━━━ Dataset extract

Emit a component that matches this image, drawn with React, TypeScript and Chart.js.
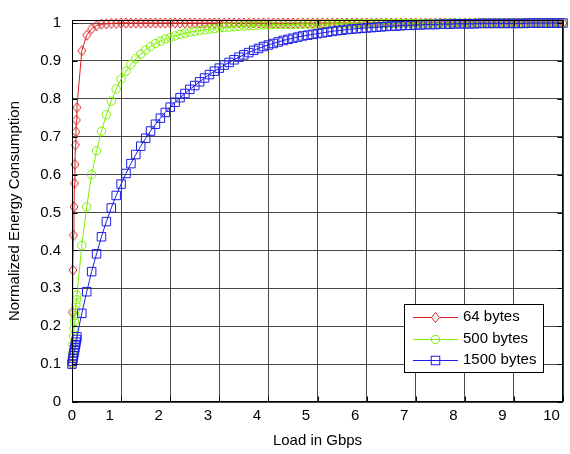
import React, { useEffect, useRef } from 'react';
import { Chart, registerables } from 'chart.js';

Chart.register(...registerables);

// Load in Gbps (shared sampling for all three curves)
const loads = [
  0, 0.01, 0.02, 0.03, 0.04, 0.05, 0.06, 0.07, 0.08, 0.09, 0.1,
  0.2, 0.3, 0.4, 0.5, 0.6, 0.7, 0.8, 0.9, 1,
  1.1, 1.2, 1.3, 1.4, 1.5, 1.6, 1.7, 1.8, 1.9, 2,
  2.1, 2.2, 2.3, 2.4, 2.5, 2.6, 2.7, 2.8, 2.9, 3,
  3.1, 3.2, 3.3, 3.4, 3.5, 3.6, 3.7, 3.8, 3.9, 4,
  4.1, 4.2, 4.3, 4.4, 4.5, 4.6, 4.7, 4.8, 4.9, 5,
  5.1, 5.2, 5.3, 5.4, 5.5, 5.6, 5.7, 5.8, 5.9, 6,
  6.1, 6.2, 6.3, 6.4, 6.5, 6.6, 6.7, 6.8, 6.9, 7,
  7.1, 7.2, 7.3, 7.4, 7.5, 7.6, 7.7, 7.8, 7.9, 8,
  8.1, 8.2, 8.3, 8.4, 8.5, 8.6, 8.7, 8.8, 8.9, 9,
  9.1, 9.2, 9.3, 9.4, 9.5, 9.6, 9.7, 9.8, 9.9, 10,
];

const energy64 = [
  0.1, 0.237, 0.348, 0.44, 0.515, 0.577, 0.627, 0.678, 0.713, 0.744, 0.777,
  0.927, 0.968, 0.985, 0.993, 0.997, 0.998, 0.999, 0.999, 1,
  1, 1, 1, 1, 1, 1, 1, 1, 1, 1,
  1, 1, 1, 1, 1, 1, 1, 1, 1, 1,
  1, 1, 1, 1, 1, 1, 1, 1, 1, 1,
  1, 1, 1, 1, 1, 1, 1, 1, 1, 1,
  1, 1, 1, 1, 1, 1, 1, 1, 1, 1,
  1, 1, 1, 1, 1, 1, 1, 1, 1, 1,
  1, 1, 1, 1, 1, 1, 1, 1, 1, 1,
  1, 1, 1, 1, 1, 1, 1, 1, 1, 1,
  1, 1, 1, 1, 1, 1, 1, 1, 1, 1,
];

const energy500 = [
  0.1, 0.128, 0.152, 0.174, 0.194, 0.212, 0.228, 0.243, 0.257, 0.27, 0.282,
  0.413, 0.515, 0.6, 0.663, 0.715, 0.758, 0.794, 0.826, 0.852,
  0.873, 0.891, 0.906, 0.918, 0.929, 0.938, 0.946, 0.952, 0.958, 0.962,
  0.966, 0.97, 0.973, 0.976, 0.978, 0.98, 0.982, 0.984, 0.985, 0.987,
  0.988, 0.989, 0.99, 0.991, 0.992, 0.993, 0.993, 0.994, 0.995, 0.995,
  0.996, 0.996, 0.996, 0.996, 0.996, 0.997, 0.997, 0.997, 0.997, 0.997,
  0.997, 0.997, 0.998, 0.998, 0.998, 0.998, 0.998, 0.998, 0.998, 0.998,
  0.999, 0.999, 0.999, 0.999, 0.999, 0.999, 0.999, 0.999, 0.999, 0.999,
  0.999, 0.999, 0.999, 0.999, 0.999, 1, 1, 1, 1, 1,
  1, 1, 1, 1, 1, 1, 1, 1, 1, 1,
  1, 1, 1, 1, 1, 1, 1, 1, 1, 1,
];

const energy1500 = [
  0.1, 0.108, 0.115, 0.122, 0.13, 0.137, 0.144, 0.151, 0.158, 0.165, 0.172,
  0.234, 0.291, 0.344, 0.391, 0.436, 0.476, 0.512, 0.545, 0.575,
  0.603, 0.629, 0.653, 0.675, 0.696, 0.715, 0.733, 0.749, 0.764, 0.778,
  0.791, 0.803, 0.814, 0.825, 0.835, 0.845, 0.855, 0.864, 0.873, 0.881,
  0.889, 0.896, 0.903, 0.91, 0.916, 0.922, 0.928, 0.933, 0.938, 0.942,
  0.946, 0.95, 0.954, 0.957, 0.96, 0.963, 0.966, 0.968, 0.97, 0.972,
  0.974, 0.976, 0.978, 0.98, 0.981, 0.983, 0.984, 0.985, 0.986, 0.987,
  0.988, 0.989, 0.99, 0.991, 0.992, 0.992, 0.993, 0.994, 0.994, 0.995,
  0.995, 0.996, 0.996, 0.996, 0.997, 0.997, 0.997, 0.998, 0.998, 0.998,
  0.998, 0.998, 0.999, 0.999, 0.999, 0.999, 0.999, 0.999, 0.999, 0.999,
  0.999, 0.999, 1, 1, 1, 1, 1, 1, 1, 1,
];

const seriesNames = ['64 bytes', '500 bytes', '1500 bytes'];
const xTickValues = [0, 1, 2, 3, 4, 5, 6, 7, 8, 9, 10];
const xTickLabels = ['0', '1', '2', '3', '4', '5', '6', '7', '8', '9', '10'];
const yTickValues = [0, 0.1, 0.2, 0.3, 0.4, 0.5, 0.6, 0.7, 0.8, 0.9, 1];
const yTickLabels = ['0', '0.1', '0.2', '0.3', '0.4', '0.5', '0.6', '0.7', '0.8', '0.9', '1'];
const xTitle = 'Load in Gbps';
const yTitle = 'Normalized Energy Consumption';

const FONT = '"Liberation Sans", Arial, Helvetica, sans-serif';
const FONT_SIZE = 15;
const RED = '#dc1e1e';
const GREEN = '#7cf000';
const BLUE = '#1e1ee6';
const GRID = 'rgba(0,0,0,0.72)';

function makeDiamond(color: string, w: number, h: number) {
  const c = document.createElement('canvas');
  c.width = w + 2;
  c.height = h + 2;
  const g = c.getContext('2d')!;
  g.strokeStyle = color;
  g.lineWidth = 1;
  g.beginPath();
  g.moveTo(c.width / 2, 1);
  g.lineTo(c.width - 1, c.height / 2);
  g.lineTo(c.width / 2, c.height - 1);
  g.lineTo(1, c.height / 2);
  g.closePath();
  g.stroke();
  return c;
}

export default function App() {
  const ref = useRef<HTMLCanvasElement | null>(null);

  useEffect(() => {
    const canvas = ref.current;
    if (!canvas) return;
    const diamond = makeDiamond(RED, 8, 10);

    const toPoints = (ys: number[]) => loads.map((x, i) => ({ x, y: ys[i] }));

    const decor = {
      id: 'decor',
      afterDraw(chart: any) {
        const ctx = chart.ctx as CanvasRenderingContext2D;
        const area = chart.chartArea;
        const xs = chart.scales.x;
        const ys = chart.scales.y;
        const L = Math.round(area.left) + 0.5;
        const R = Math.round(area.right) - 0.5;
        const T = Math.round(area.top) + 0.5;
        const B = Math.round(area.bottom) - 0.5;
        ctx.save();
        // inward tick marks
        ctx.strokeStyle = '#000';
        ctx.lineWidth = 1;
        ctx.beginPath();
        yTickValues.forEach((v) => {
          const py = Math.round(ys.getPixelForValue(v)) + 0.5;
          ctx.moveTo(L, py); ctx.lineTo(L + 5, py);
          ctx.moveTo(R, py); ctx.lineTo(R - 5, py);
        });
        xTickValues.forEach((v) => {
          const px = Math.round(xs.getPixelForValue(v)) + 0.5;
          ctx.moveTo(px, B); ctx.lineTo(px, B - 5);
          ctx.moveTo(px, T); ctx.lineTo(px, T + 5);
        });
        ctx.stroke();
        // frame
        ctx.strokeRect(L, T, R - L, B - T);

        // x tick labels
        ctx.fillStyle = '#000';
        ctx.font = `${FONT_SIZE}px ${FONT}`;
        ctx.textAlign = 'center';
        ctx.textBaseline = 'middle';
        xTickValues.forEach((v, i) => {
          const px = xs.getPixelForValue(v) + (v === 0 ? 0 : -11.5);
          ctx.fillText(xTickLabels[i], px, area.bottom + 14);
        });
        // titles
        ctx.fillText(xTitle, (area.left + area.right) / 2, 441);
        ctx.save();
        ctx.translate(15, (area.top + area.bottom) / 2);
        ctx.rotate(-Math.PI / 2);
        ctx.fillText(yTitle, 0, 0);
        ctx.restore();

        // legend
        const bx = 404.5, by = 304.5, bw = 139, bh = 68;
        ctx.fillStyle = '#fff';
        ctx.fillRect(bx, by, bw, bh);
        ctx.strokeStyle = '#000';
        ctx.strokeRect(bx, by, bw, bh);
        const rows = [317, 339, 360];
        const colors = [RED, GREEN, BLUE];
        rows.forEach((ry, i) => {
          const yy = ry + 0.5;
          ctx.strokeStyle = colors[i];
          ctx.lineWidth = 1;
          ctx.beginPath();
          ctx.moveTo(413, yy);
          ctx.lineTo(458, yy);
          ctx.stroke();
          const mx = 435.5;
          if (i === 0) {
            ctx.fillStyle = '#fff';
            ctx.beginPath();
            ctx.moveTo(mx, yy - 5); ctx.lineTo(mx + 4, yy); ctx.lineTo(mx, yy + 5); ctx.lineTo(mx - 4, yy); ctx.closePath();
            ctx.fill();
            ctx.stroke();
          } else if (i === 1) {
            ctx.beginPath();
            ctx.arc(mx, yy, 4.2, 0, Math.PI * 2);
            ctx.stroke();
          } else {
            ctx.strokeRect(mx - 4.25, yy - 4.25, 8.5, 8.5);
          }
          ctx.fillStyle = '#000';
          ctx.textAlign = 'left';
          ctx.fillText(seriesNames[i], 463, ry);
        });
        ctx.restore();
      },
    };

    const chart = new Chart(canvas, {
      type: 'line',
      data: {
        datasets: [
          {
            label: seriesNames[0],
            data: toPoints(energy64),
            borderColor: RED,
            borderWidth: 1,
            pointStyle: diamond as any,
            pointRadius: 5,
            order: 2,
            clip: false as any,
          },
          {
            label: seriesNames[1],
            data: toPoints(energy500),
            borderColor: GREEN,
            borderWidth: 1,
            pointStyle: 'circle',
            pointRadius: 4.2,
            pointBorderWidth: 1,
            pointBorderColor: GREEN,
            pointBackgroundColor: 'rgba(0,0,0,0)',
            order: 1,
            clip: false as any,
          },
          {
            label: seriesNames[2],
            data: toPoints(energy1500),
            borderColor: BLUE,
            borderWidth: 1,
            pointStyle: 'rect',
            pointRadius: 6,
            pointBorderWidth: 1,
            pointBorderColor: BLUE,
            pointBackgroundColor: 'rgba(0,0,0,0)',
            order: 0,
            clip: false as any,
          },
        ],
      },
      options: {
        responsive: false,
        animation: false,
        events: [],
        layout: { padding: { left: 0, right: 3, top: 12, bottom: 0 } },
        plugins: {
          legend: { display: false },
          tooltip: { enabled: false },
        },
        scales: {
          x: {
            type: 'linear',
            min: 0,
            max: 10,
            afterBuildTicks: (s: any) => {
              s.ticks = xTickValues.map((v) => ({ value: v }));
            },
            afterFit: (s: any) => {
              s.height = 52;
            },
            ticks: { display: false },
            grid: { color: GRID, lineWidth: 1, drawTicks: false },
            border: { display: false },
          },
          y: {
            type: 'linear',
            min: 0,
            max: 1.008,
            afterBuildTicks: (s: any) => {
              s.ticks = yTickValues.map((v) => ({ value: v }));
            },
            afterFit: (s: any) => {
              s.width = 72;
            },
            ticks: {
              padding: 11,
              color: '#000',
              font: { family: FONT, size: FONT_SIZE },
              callback: (_v: any, i: number) => yTickLabels[i],
            },
            grid: { color: GRID, lineWidth: 1, drawTicks: false },
            border: { display: false },
          },
        },
      },
      plugins: [decor],
    });

    return () => chart.destroy();
  }, []);

  return (
    <div style={{ position: 'absolute', left: 0, top: 0, width: 570, height: 454, background: '#fff' }}>
      <canvas ref={ref} width={570} height={454} style={{ display: 'block' }} />
    </div>
  );
}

━━━━━━

The request: Please reproduce the listing exactly from its opening line through the line that contains "Chart.register(...registerables);", both included, with all pictures omitted.

Exercise answer:
Emit a component that matches this image, drawn with React, TypeScript and Chart.js.
import React, { useEffect, useRef } from 'react';
import { Chart, registerables } from 'chart.js';

Chart.register(...registerables);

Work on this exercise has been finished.